At the National People’s Congress in Beijing, China’s President Xi Jinping appears aware of public concerns, as he told one meeting that Chinese Internet users judge lake water quality on whether the mayor dares swim there.
The imperative of economic growth has long trumped green worries here, but many citizens now demand action to repair their ravaged environment. At a top, foreign-funded hospital in Beijing, Dr. Lin Zhonghui, an ear, nose and throat specialist, has this month sent pictures to local newspapers of city workers burning garbage in open areas even on days when the air pollution level is “beyond index” and emergency measures are supposed to kick in to reduce air pollutants.
Lin reports fast-rising patient numbers in the past two months of choking air pollution, while some patients plan to leave the Chinese capital for good.

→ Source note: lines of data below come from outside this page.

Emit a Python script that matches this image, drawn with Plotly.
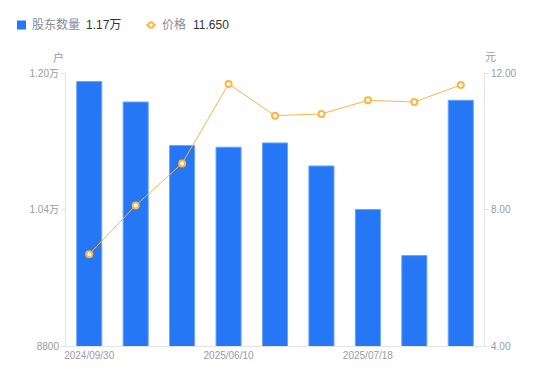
import plotly.graph_objects as go

dates = ["2024/09/30", "2024/12/31", "2025/03/31", "2025/06/10", "2025/06/30",
         "2025/07/10", "2025/07/18", "2025/07/31", "2025/08/10"]
holders = [11900, 11660, 11150, 11130, 11180, 10910, 10400, 9860, 11680]
prices = [6.69, 8.12, 9.35, 11.68, 10.75, 10.80, 11.20, 11.15, 11.65]
tick_dates = ["2024/09/30", "2025/06/10", "2025/07/18"]
left_ticks = [8800, 10400, 12000]
left_labels = ["8800", "1.04万", "1.20万"]
right_ticks = [4, 8, 12]
right_labels = ["4.00", "8.00", "12.00"]
legend_names = ["股东数量", "价格"]
legend_values = ["1.17万", "11.650"]

FONT = "Liberation Sans, Noto Sans CJK SC, sans-serif"
GRAY = "#9a9aa8"
BLUE = "#2577F5"
ORANGE = "#FFB53F"

# plot area in pixels (for placing legend items in paper coords)
L, R, T, B = 66, 484, 73, 346
def px(x):
    return (x - L) / (R - L)
def py(y):
    return (B - y) / (B - T)

fig = go.Figure()
fig.add_trace(go.Bar(
    x=dates, y=holders, name=legend_names[0],
    marker=dict(color=BLUE, line=dict(color="#6aa3f8", width=1)),
    width=0.54, yaxis="y",
))
fig.add_trace(go.Scatter(
    x=dates, y=prices, name=legend_names[1],
    mode="lines+markers",
    line=dict(color=ORANGE, width=1),
    marker=dict(symbol="circle", size=6, color="white",
                line=dict(color=ORANGE, width=2)),
    yaxis="y2",
))

ly = 25
annotations = [
    dict(text="户", xref="paper", yref="paper", x=px(58), y=py(57), xanchor="center",
         yanchor="middle", showarrow=False, font=dict(size=11, color=GRAY)),
    dict(text="元", xref="paper", yref="paper", x=px(490), y=py(57), xanchor="center",
         yanchor="middle", showarrow=False, font=dict(size=11, color=GRAY)),
    dict(text=legend_names[0], xref="paper", yref="paper", x=px(30), y=py(ly), xanchor="left",
         yanchor="middle", showarrow=False, font=dict(size=12, color="#8a8a99")),
    dict(text=legend_values[0], xref="paper", yref="paper", x=px(84), y=py(ly), xanchor="left",
         yanchor="middle", showarrow=False, font=dict(size=12, color="#333333")),
    dict(text=legend_names[1], xref="paper", yref="paper", x=px(160), y=py(ly), xanchor="left",
         yanchor="middle", showarrow=False, font=dict(size=12, color="#8a8a99")),
    dict(text=legend_values[1], xref="paper", yref="paper", x=px(191), y=py(ly), xanchor="left",
         yanchor="middle", showarrow=False, font=dict(size=12, color="#333333")),
]
shapes = [
    dict(type="rect", xref="paper", yref="paper", x0=px(17), x1=px(26), y0=py(29.5), y1=py(20.5),
         fillcolor=BLUE, line=dict(width=0)),
    dict(type="line", xref="paper", yref="paper", x0=px(146), x1=px(156), y0=py(ly), y1=py(ly),
         line=dict(color=ORANGE, width=1.5)),
    dict(type="circle", xref="paper", yref="paper", x0=px(148.3), x1=px(153.7),
         y0=py(ly + 2.7), y1=py(ly - 2.7), fillcolor="white", line=dict(color=ORANGE, width=2)),
]

fig.update_layout(
    width=550, height=381,
    margin=dict(l=L, r=550 - R, t=T, b=381 - B, autoexpand=False),
    paper_bgcolor="white", plot_bgcolor="white",
    font=dict(family=FONT, size=11, color=GRAY),
    showlegend=False,
    xaxis=dict(type="category", tickmode="array", tickvals=tick_dates, ticktext=tick_dates,
               showgrid=False, showline=True, linecolor="#e3e3e8", linewidth=1,
               ticks="", tickfont=dict(size=10, color=GRAY), range=[-0.5, 8.5]),
    yaxis=dict(range=[8800, 12000], tickmode="array", tickvals=left_ticks, ticktext=left_labels,
               showgrid=False, showline=True, linecolor="#e3e3e8", linewidth=1,
               ticks="outside", ticklen=4, tickcolor="#e3e3e8",
               tickfont=dict(size=10, color=GRAY), zeroline=False),
    yaxis2=dict(range=[4, 12], overlaying="y", side="right", tickmode="array",
                tickvals=right_ticks, ticktext=right_labels,
                showgrid=False, showline=True, linecolor="#e3e3e8", linewidth=1,
                ticks="outside", ticklen=4, tickcolor="#e3e3e8",
                tickfont=dict(size=10, color=GRAY), zeroline=False),
    annotations=annotations,
    shapes=shapes,
)
fig.write_html("out.html", config={"displayModeBar": False},
               post_script="document.body.style.margin='0';")
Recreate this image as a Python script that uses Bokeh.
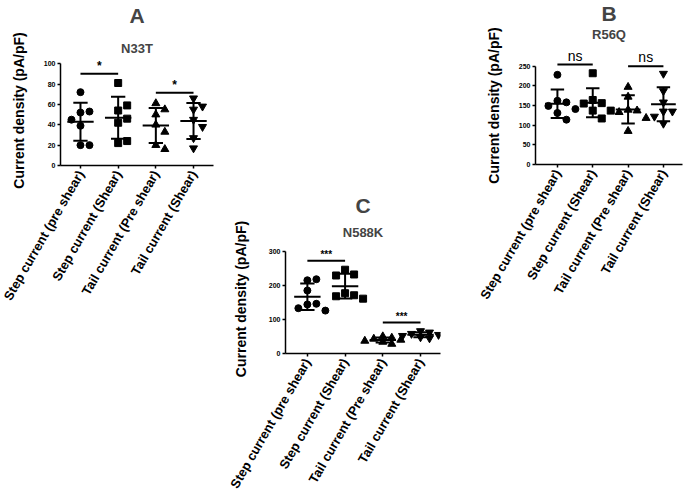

“It’s the worst I’ve experienced in 14 years here. You feel terrible just breathing the said,” he said.
The smog is good for business at a World Health Store in central Beijing where expensive, imported face masks have been selling briskly, said saleswoman Sunny Han, who uses one on her long commute to work. The current political meetings “will talk about pollution but won’t have any measures to deal with it,” she said. “In China, economic development comes first.”